5. Significance and Impact

• Fundamental Physics: The study advances the understanding of how interfacial engineering (specifically Ta thickness and annealing) can tune DMI strength and sign to control spin texture chirality. It confirms that biskyrmions can be stabilized in non-centrosymmetric MTJ stacks via interfacial DMI competition, not just dipolar interactions.
• Spintronic Applications:
  • Data Storage: The ability to generate and stabilize biskyrmions ($Q=\pm 2$) and skyrmions ($Q=\pm 1$) spontaneously at room temperature is a critical step toward high-density racetrack memory. Biskyrmions offer higher information density per unit area compared to single skyrmions.

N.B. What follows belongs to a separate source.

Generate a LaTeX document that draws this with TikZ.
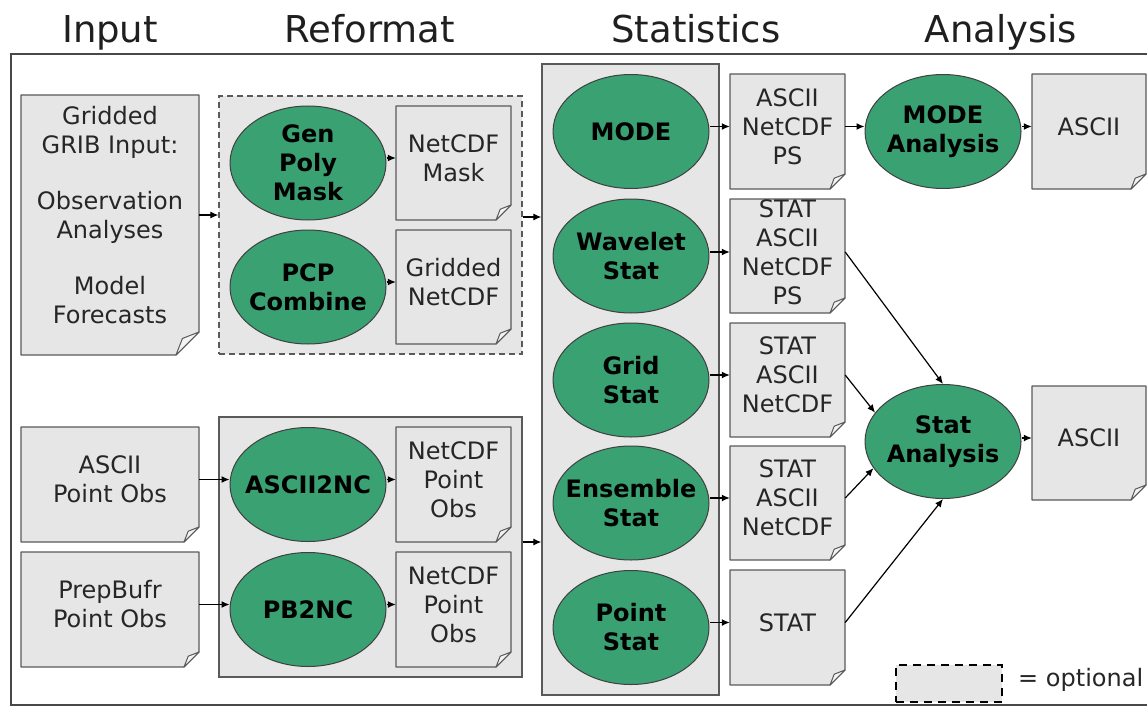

  • Device Design: The findings suggest that optimizing the free layer structure (e.g., using bilayers with distinct interfaces) is a viable strategy for creating complex spin textures without the need for continuous external magnetic fields, which is essential for practical device integration.
• Material Optimization: The work highlights the delicate balance required between PMA and DMI. While excessive annealing (330°C) reduced PMA, it enhanced crystallinity and DMI interactions sufficiently to stabilize topological states, providing a roadmap for future material processing.